Friday 10 May 2024

DEI Has The Charitable Sector In Its Sights Now...

Charities are hiring staff with “privilege rather than potential”, according to the author of a report highlighting the stark class divide in the sector. Working-class people are less likely to be hired by charities than by employers in the public and private sectors, said the EY Foundation, which supports young people from low-income backgrounds to progress in professional roles.

The fact that charity worker can now be considered a 'professional role' in the first place is a sign of how far the industry has fallen, but no-one seems to want to point this out.  

Working-class people also find it harder to climb the career ladder inside charitable organisations, with the report highlighting how charity chief executives are twice as likely as the wider population to have gone to private school, rising to three times as likely for the biggest charities.
Duncan Exley, the author of the report, said charities were missing out when teams hired within their own social circles and class bubbles, which the research showed tended to skew towards the most affluent third of people.

They've become something so far from their origins that we probably need a new term for them. 'Charity' conjures up an image of grey haired retireees baking cakes to raise money for a small local issue and that's so far from the truth of what the largest are like that they are now targets for the rapacious DEI movement. 

One issue identified was that most charities were not even tracking their own progress on how many working-class employees they had and which roles they held. Of the 100 charities studied in one piece of independent research that went into the report, only one reported on the social class of its staff members.

And as a result, they must now spend the money they receive in donations for their cause on the kind of insane overheads that have crippled all other industry. 

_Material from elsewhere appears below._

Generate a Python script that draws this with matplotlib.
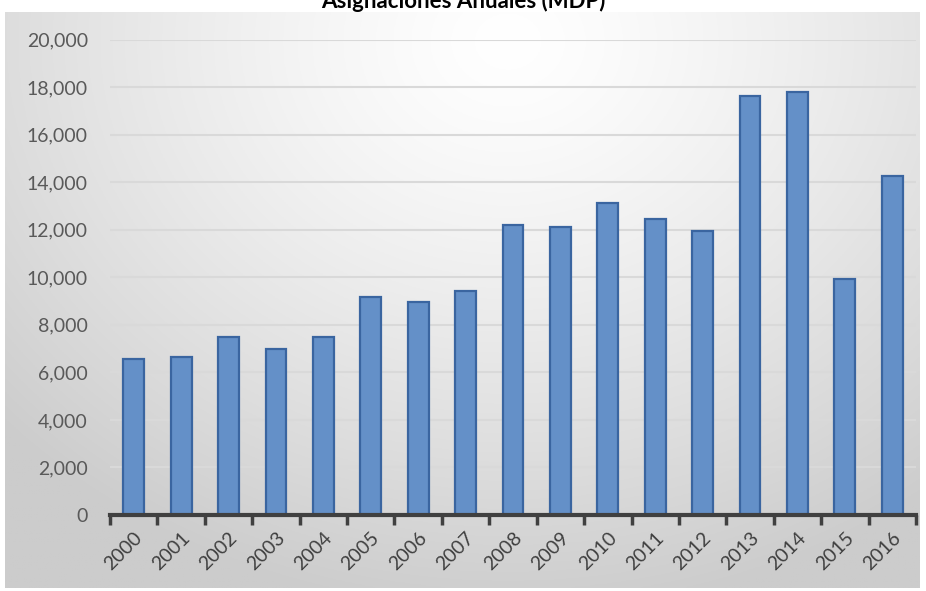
import matplotlib.pyplot as plt
import numpy as np
from matplotlib.ticker import FuncFormatter

years = ["2000", "2001", "2002", "2003", "2004", "2005", "2006", "2007", "2008",
         "2009", "2010", "2011", "2012", "2013", "2014", "2015", "2016"]
montos = [6570, 6660, 7470, 6980, 7470, 9180, 8940, 9430, 12210,
          12120, 13110, 12460, 11960, 17620, 17790, 9910, 14260]
yticks = [0, 2000, 4000, 6000, 8000, 10000, 12000, 14000, 16000, 18000, 20000]

plt.rcParams['font.family'] = ['Lato', 'DejaVu Sans']

W, H = 926, 591
fig = plt.figure(figsize=(W / 100, H / 100), dpi=100)
fig.patch.set_facecolor("white")

# fondo con gradiente radial (estilo Excel)
bg = fig.add_axes([5 / W, 3 / H, 915 / W, 576 / H])
gx, gy = np.meshgrid(np.linspace(0, 1, 400), np.linspace(0, 1, 300))
r = np.sqrt(((gx - 0.55) / 0.75) ** 2 + ((gy - 0.05) / 1.0) ** 2)
r = np.clip(r, 0, 1)
shade = 1.0 - 0.2 * r ** 1.3
bg.imshow(np.dstack([shade] * 3), aspect="auto", extent=[0, 1, 1, 0])
bg.set_axis_off()

ax = fig.add_axes([110 / W, (H - 515) / H, 806 / W, (515 - 39.5) / H])
ax.patch.set_alpha(0)

x = np.arange(len(years))
ax.bar(x, montos, width=0.44, color="#6490c8", edgecolor="#3a65a0",
       linewidth=1.6, zorder=3)

ax.set_xlim(-0.5, len(years) - 0.5)
ax.set_ylim(0, 20000)
ax.set_yticks(yticks)
ax.yaxis.set_major_formatter(FuncFormatter(lambda v, p: f"{int(v):,}"))
ax.grid(axis="y", color="#d9d9d9", linewidth=1.5, zorder=0)

for s in ["left", "right", "top"]:
    ax.spines[s].set_visible(False)
ax.spines["bottom"].set_color("#404040")
ax.spines["bottom"].set_linewidth(3)
ax.spines["bottom"].set_zorder(4)

ax.tick_params(axis="y", length=0, pad=16, labelsize=14, labelcolor="#595959")
ax.set_xticks(x)
ax.set_xticklabels(years, rotation=45, ha="right", va="top",
                   rotation_mode="anchor", fontsize=14, color="#404040")
ax.tick_params(axis="x", which="major", length=0, pad=10)
ax.set_xticks(np.arange(-0.5, len(years)), minor=True)
ax.tick_params(axis="x", which="minor", length=7, width=2.5,
               color="#404040", direction="out")

fig.text(0.5, 1 - 8 / H, "Asignaciones Anuales (MDP)", ha="center",
         va="baseline", fontsize=16, fontweight="bold", color="#000000")

fig.savefig("out.png", dpi=100)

Exley, who is the author of The End of Aspiration? Social Mobility and Our Children’s Fading Prospects, said there were endless hurdles for working-class people in the sector. These include a lack of progression from volunteering to a salaried job, having nobody to advocate professionally for them, and a lack of access to London where most large charities are based. Furthermore, he said it was simply not widely known among working-class young people that it was possible to have a well-paid career in the charity sector.

There's a real problem. It shouldn't be.  

2 comments:

  1. How to stop these bstds … that’s the overriding question, innit.

    ReplyDelete
  2. Simples: Stop charitable status - it seems that most are vehicles for spending public money (far too much on bureaucracy too).